According to “The Corner Workshop,” a 2005 report on Corner activity hosted by the University Office of the Architect, which included neighborhood representatives, Corner merchants, and University staff and students, “change in use [of the Corner] over time has resulted in a bar/restaurant emphasis as opposed to essential goods and services.”

St. Maarten’s, among the larger restaurant/bars on the Corner, is one of the few where the owners own only a single property.

Established in 1985 by Jim and Linda Roland, St. Maarten’s was faced with the unsavory prospect of closing until a group of loyal customers rallied funds. It was bought by Russ and Nicole Hamilton in 2012, two long-time workers at St. Maarten’s with a combined total of 30 years of service to the restaurant.

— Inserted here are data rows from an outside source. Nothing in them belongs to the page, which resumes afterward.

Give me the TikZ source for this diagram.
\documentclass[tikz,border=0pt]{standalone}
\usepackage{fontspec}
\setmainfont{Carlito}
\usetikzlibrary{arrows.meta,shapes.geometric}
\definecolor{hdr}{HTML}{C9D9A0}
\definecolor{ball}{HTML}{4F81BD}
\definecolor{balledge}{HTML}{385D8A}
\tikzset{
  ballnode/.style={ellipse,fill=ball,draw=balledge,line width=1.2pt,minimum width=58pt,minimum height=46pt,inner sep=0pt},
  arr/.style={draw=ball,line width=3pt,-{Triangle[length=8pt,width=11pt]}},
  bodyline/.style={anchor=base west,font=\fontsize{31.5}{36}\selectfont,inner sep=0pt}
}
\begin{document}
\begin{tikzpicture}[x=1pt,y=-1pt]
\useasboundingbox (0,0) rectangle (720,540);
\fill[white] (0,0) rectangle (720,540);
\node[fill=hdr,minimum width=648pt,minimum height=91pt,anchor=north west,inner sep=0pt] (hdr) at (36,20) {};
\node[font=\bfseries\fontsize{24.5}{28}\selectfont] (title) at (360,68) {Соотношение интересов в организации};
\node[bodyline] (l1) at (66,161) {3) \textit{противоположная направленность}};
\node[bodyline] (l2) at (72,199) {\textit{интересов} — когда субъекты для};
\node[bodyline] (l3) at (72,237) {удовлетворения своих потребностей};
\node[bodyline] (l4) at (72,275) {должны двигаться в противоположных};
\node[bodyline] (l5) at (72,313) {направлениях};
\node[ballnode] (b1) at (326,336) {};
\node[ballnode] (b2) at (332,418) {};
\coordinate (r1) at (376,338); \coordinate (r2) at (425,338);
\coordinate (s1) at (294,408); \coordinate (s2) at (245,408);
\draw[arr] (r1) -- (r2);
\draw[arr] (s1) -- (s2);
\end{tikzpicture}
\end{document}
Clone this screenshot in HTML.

Long-standing restaurants and businesses such as St. Maarten’s are perhaps part of the Corner’s quaint charm. “Charlottesville as a whole… likes its niche places,” Nicole Hamilton said. “[The population] likes its local businesses, … likes the small-town feel.”

But charm alone does not a successful business make — the competition on the Corner is fierce, and it shows signs of increasing. “There is more competition than ever before,” Nicole Hamilton said.

Indeed, the shelf-life for some restaurants can seem surprisingly short.

Pita Pit, which opened in January 2011, went out of business last year, and Big Dawgz, which opened in March 2012, went out of business in less than a year.

Even long-standing businesses are not exempt from the pressing demands of economic competition. Baja Bean, established in 1992, closed for business last spring.

Part of the reason may be an increase in the number of competitors: in 2000 there were 26 restaurants and diners on the Corner; now there are about 33.

Numbers also come into play when owners consider the number of businesses they manage. Economics of scale may be making it harder for single-venue owners, Nicole Hamilton said — owners of multiple establishments can cut costs by ordering in bulk.

But the new wave of young entrepreneurs say competition is the name of the game, and the restaurants that are going out of business, Hadley said, were bad concepts for restaurants to begin with.

Rooney put it more bluntly, “Pita Pit sucked.”

A Student’s Environment

If anything, Rooney said, increased competition and turnover of owners leads to improved food quality and service.

Rooney said that owning multiple venues is not the same thing as “going corporate,” and he brushed aside the concern that consolidated ownership would make restaurants stagnant or lose their local flair.

“[The Corner] is in safe hands,”Hadley said of the new guard of restaurant owners.

In fact, Hadley said Charlottesville’s Corner is relatively unique among college town centers. In most places bar owners are older, he said, and they dictate what kinds of dining experiences students will receive. “[In Charlottesville,] it’s the opposite… it’s all about UVa [students],” he said. “Whatever trend they set, we adapt to that.”

The 2005 Office of the Architect report concurs, citing the examples of Harvard and Columbia whose Corner-like areas “consist largely of national chains rather than locally-owned businesses.”

So the unique identity of the Corner may be safe. As Hadley puts it, though the faces may change, the restaurants will improve, and “a rising tide lifts all ships.”